While Richie is fiding Wade's body (sans ear), Amanda meets Jason who cuts into the tent, pulling her out only to tie her up in a sleeping bag and hang her upside down above their roaring fire. The humour of Jason's sleeping bag kill in "Jason X" is completely gone. All that's left is Amanda's charred corpse and Richie's demolished leg stuck in a bear trap, unable to help her.

Then Jason catches up to Whitney and Mike. He stabs through the floor of the cabin, repeatedly catching Mike's foot, then his leg, then his hand, while Whitney stands safe in the bathtub. He breaks through the floor, killing Mike, as Whitney runs to safety. Back at their campsite, she finds Amanda's charred corpse and Richie screaming for help, his leg decimated in the bear trap.

Desperate to help him, she can't get the trap open. And with a kind of calm yet terrified acceptance, Richie realizes he's done for as Jason barrels towards them at top speed, swinging his machete like an axe with one hand directly into Richie's skull. Whitney scrambles backward, desperately trying to get away, as Jason rushes towards her, swinging his machete one more time.

It cuts to black before he makes impact, and "Friday the 13th" appears on the screen in blood red.

The first 23 minutes are a near-perfect pulse-pounding adrenaline rush that will absolutely have you jumping out of your seat. 

The Impact (Matt's Take)

I adore Platinum Dunes' "Friday the 13th." I cherish this opening massacre. I obsess over how Marcus Nispel chose the Jason Voorhees version cemented by pop culture, forgoing what's less enticing, in my opinion. Jason doesn't don the mask or achieve his "final form" until well into "Friday the 13th Part III," but 2009's "Friday the 13th" doesn't dwell on tedium. The SparkNotes version bypasses overdrawn mythology and gets to the good stuff, like "Jason Lives" without hesitation. We want our uber-scary Jason, and we want him now.
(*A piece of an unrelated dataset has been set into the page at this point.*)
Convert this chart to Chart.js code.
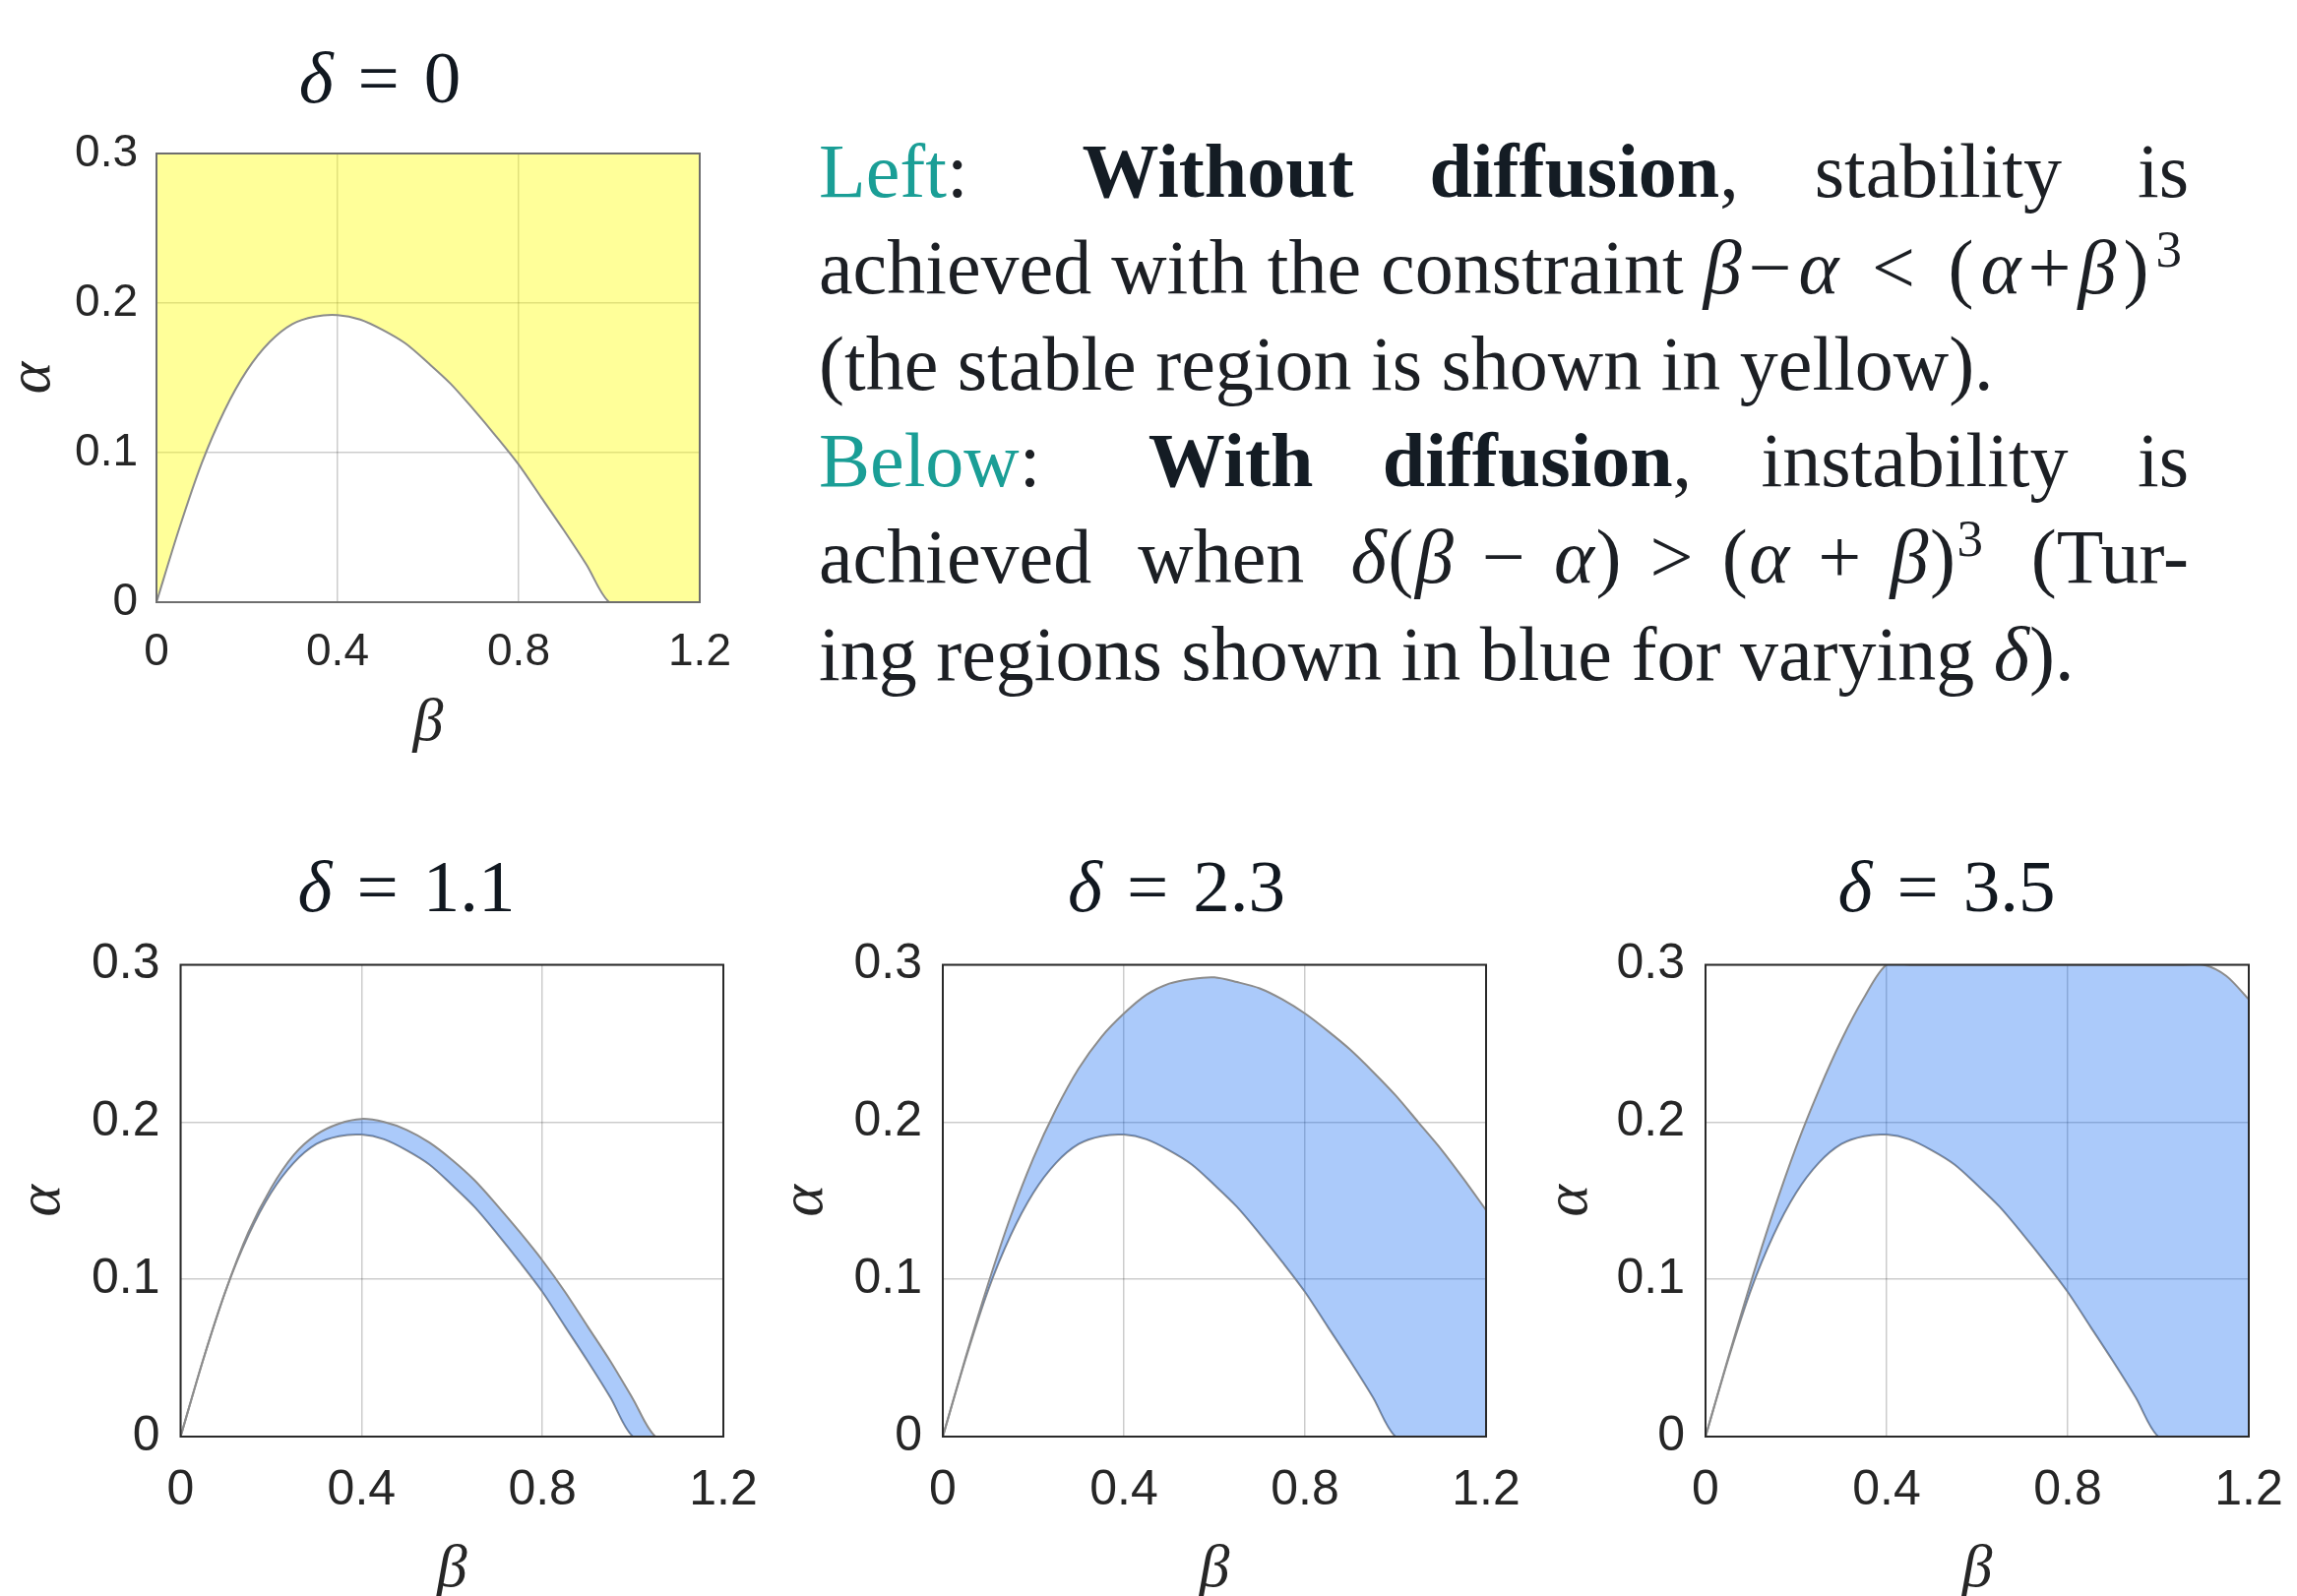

Cue the dope field lewdness Ariel describes above.

In keeping Platinum Dunes' surprisingly prudish desire to slay those who'd dare transport and partake in blazing the devil's lettuce — "The Texas Chainsaw Massacre" starts with a Mexican marijuana deal — those bonehead teens never stand a chance. Better yet, in "Friday The 13th," it's all table setting for an efficiently brute-forceful slasher that's of the utmost aggression. There's so much death in the opening, calling back to previous entries but quadrupling the terror like planting a flag in moistly bloodsoaked soil. There's a specific part where Jason sprints like Ty Cobb stealing home plate, and it's so memorably vicious because a monster shouldn't move that fast. Where's the saunter? The patience? It's all gone. Jason kills and kills with haste.

It's an opening sequence that understands more about the horror genre than some entire franchises. First off, how classic horror properties can allow remakes to learn from a storied past and create narrative efficiencies — use what works, trim the translucent fatty bits. Secondly, how to approach "dark and gritty" from a perspective of nightmarish scares. Third, how modernization learns from hindsight and adapts to current trends, dragging older formulas into present molds that work best when learning from one another. 

I always forget how long we have to wait before "Friday the 13th" flashes its title card, and I'm always pleasantly reminded how much the lengthier-than-expected beginning whips unholy amounts of ass.